#### DATA EXTRACT

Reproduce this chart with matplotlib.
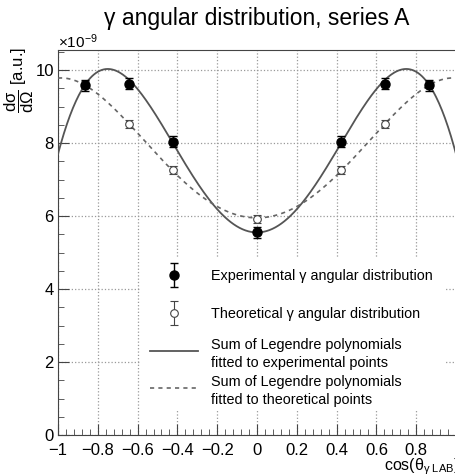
import numpy as np
import matplotlib
matplotlib.use("Agg")
import matplotlib.pyplot as plt
from matplotlib.legend import Legend
from matplotlib.legend_handler import HandlerErrorbar
from matplotlib.patches import Rectangle
from numpy.polynomial import legendre

plt.rcParams["font.family"] = ["Liberation Sans", "DejaVu Sans"]
plt.rcParams["mathtext.fontset"] = "custom"
plt.rcParams["mathtext.rm"] = "Liberation Sans"
plt.rcParams["mathtext.it"] = "Liberation Sans"
plt.rcParams["mathtext.bf"] = "Liberation Sans:bold"

# values in units of 1e-9 (a.u.)
cos_theta = [-0.866, -0.643, -0.423, 0.0, 0.423, 0.643, 0.866]
exp_values = [9.59, 9.62, 8.03, 5.55, 8.03, 9.63, 9.59]
exp_errors = [0.15, 0.15, 0.15, 0.15, 0.15, 0.15, 0.15]
theo_values = [9.60, 8.52, 7.26, 5.92, 7.26, 8.52, 9.60]
theo_errors = [0.10, 0.10, 0.10, 0.10, 0.10, 0.10, 0.10]

# Legendre coefficients (P0..Pn) of the fitted curves
exp_fit_coeffs = [8.0745, 0.0, 2.616, 0.0, -3.128, 0.0, 0.1375]
theo_fit_coeffs = [7.7724, 0.0, 2.943, 0.0, -0.9355]

x_ticks = [-1, -0.8, -0.6, -0.4, -0.2, 0, 0.2, 0.4, 0.6, 0.8]
y_ticks = [0, 2, 4, 6, 8, 10]

legend_labels = ["Experimental \u03b3 angular distribution",
                 "Theoretical \u03b3 angular distribution",
                 "Sum of Legendre polynomials\nfitted to experimental points",
                 "Sum of Legendre polynomials\nfitted to theoretical points"]


def main():
    W, H = 456, 476
    fig = plt.figure(figsize=(W / 100, H / 100), dpi=100)
    ax = fig.add_axes([58 / W, 1 - 435 / H, (456 - 58) / W, (435 - 50) / H])

    xs = np.linspace(-1, 1, 400)
    line_exp, = ax.plot(xs, legendre.legval(xs, exp_fit_coeffs), color="#555555", lw=1.3, zorder=3)
    line_theo, = ax.plot(xs, legendre.legval(xs, theo_fit_coeffs), color="#666666", lw=1.2,
                         dashes=(2.5, 2.5), zorder=3)

    eb_exp = ax.errorbar(cos_theta, exp_values, yerr=exp_errors, fmt="o", color="black",
                         ms=6.5, capsize=3, elinewidth=1, capthick=1, zorder=5)
    eb_theo = ax.errorbar(cos_theta, theo_values, yerr=theo_errors, fmt="o", color="#444444",
                          mfc="white", mec="#444444", ms=5.5, mew=0.8, capsize=3,
                          elinewidth=0.8, capthick=0.8, zorder=4)

    ax.set_xlim(-1, 1)
    ax.set_ylim(0, 10.55)
    ax.set_xticks(x_ticks)
    ax.set_xticklabels([f"{t:g}".replace("-", "\u2212") for t in x_ticks])
    ax.set_yticks(y_ticks)
    ax.set_xticks(np.arange(-1, 1.0001, 0.04), minor=True)
    ax.set_yticks(np.arange(0, 10.6, 0.5), minor=True)
    ax.tick_params(which="both", direction="in", color="#444444", labelsize=12)
    ax.tick_params(axis="x", which="major", length=8, pad=5.5)
    ax.tick_params(axis="y", which="major", length=8, pad=3)
    ax.tick_params(which="minor", length=4)
    ax.grid(True, which="major", ls=":", color="#999999", lw=0.9)
    ax.spines["right"].set_visible(False)
    for s in ("left", "bottom", "top"):
        ax.spines[s].set_color("#444444")

    # white legend background hiding the grid
    ax.add_patch(Rectangle((140 / W, 1 - 410 / H), 306 / W, 152 / H, transform=fig.transFigure,
                           facecolor="white", edgecolor="none", zorder=2))

    fs = 10.4
    handles = [eb_exp, eb_theo, line_exp, line_theo]
    centers = [276, 314, 354, 391]
    for handle, label, yc in zip(handles, legend_labels, centers):
        two_lines = "\n" in label
        leg = Legend(ax, [handle], [label],
                     handler_map={type(eb_exp): HandlerErrorbar(yerr_size=0.83)},
                     loc="center left", bbox_to_anchor=(150 / W, 1 - yc / H),
                     bbox_transform=fig.transFigure, borderaxespad=0, borderpad=0,
                     fontsize=fs, numpoints=1, handlelength=3.33,
                     handleheight=2.15 if two_lines else 0.7,
                     handletextpad=0.9, frameon=False)
        for t in leg.get_texts():
            t.set_linespacing(1.3)
        ax.add_artist(leg)

    fig.text(257 / W, 1 - 18 / H, "\u03b3 angular distribution, series A",
             ha="center", va="center", fontsize=16.5)
    fig.text(58 / W, 1 - 42 / H, r"$\times10^{-9}$", ha="left", va="center", fontsize=11)
    fig.text(19 / W, 1 - 80 / H, r"$\dfrac{\mathrm{d}\sigma}{\mathrm{d}\Omega}$ [a.u.]",
             rotation=90, ha="center", va="center", fontsize=12)
    fig.text(384 / W, 1 - 467 / H, r"cos($\theta_{\gamma\ \mathrm{LAB}}$)",
             ha="left", va="center", fontsize=11.5)

    fig.savefig("out.png", dpi=100)


if __name__ == "__main__":
    main()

########

WHAT THE TASK ASKS:
Return, unchanged, the lines from the first line of the material through the line that holds "ax = fig.add_axes([58", inclusive, omitting pictures.

EXERCISE RESPONSE:
Reproduce this chart with matplotlib.
import numpy as np
import matplotlib
matplotlib.use("Agg")
import matplotlib.pyplot as plt
from matplotlib.legend import Legend
from matplotlib.legend_handler import HandlerErrorbar
from matplotlib.patches import Rectangle
from numpy.polynomial import legendre

plt.rcParams["font.family"] = ["Liberation Sans", "DejaVu Sans"]
plt.rcParams["mathtext.fontset"] = "custom"
plt.rcParams["mathtext.rm"] = "Liberation Sans"
plt.rcParams["mathtext.it"] = "Liberation Sans"
plt.rcParams["mathtext.bf"] = "Liberation Sans:bold"

# values in units of 1e-9 (a.u.)
cos_theta = [-0.866, -0.643, -0.423, 0.0, 0.423, 0.643, 0.866]
exp_values = [9.59, 9.62, 8.03, 5.55, 8.03, 9.63, 9.59]
exp_errors = [0.15, 0.15, 0.15, 0.15, 0.15, 0.15, 0.15]
theo_values = [9.60, 8.52, 7.26, 5.92, 7.26, 8.52, 9.60]
theo_errors = [0.10, 0.10, 0.10, 0.10, 0.10, 0.10, 0.10]

# Legendre coefficients (P0..Pn) of the fitted curves
exp_fit_coeffs = [8.0745, 0.0, 2.616, 0.0, -3.128, 0.0, 0.1375]
theo_fit_coeffs = [7.7724, 0.0, 2.943, 0.0, -0.9355]

x_ticks = [-1, -0.8, -0.6, -0.4, -0.2, 0, 0.2, 0.4, 0.6, 0.8]
y_ticks = [0, 2, 4, 6, 8, 10]

legend_labels = ["Experimental \u03b3 angular distribution",
                 "Theoretical \u03b3 angular distribution",
                 "Sum of Legendre polynomials\nfitted to experimental points",
                 "Sum of Legendre polynomials\nfitted to theoretical points"]


def main():
    W, H = 456, 476
    fig = plt.figure(figsize=(W / 100, H / 100), dpi=100)
    ax = fig.add_axes([58 / W, 1 - 435 / H, (456 - 58) / W, (435 - 50) / H])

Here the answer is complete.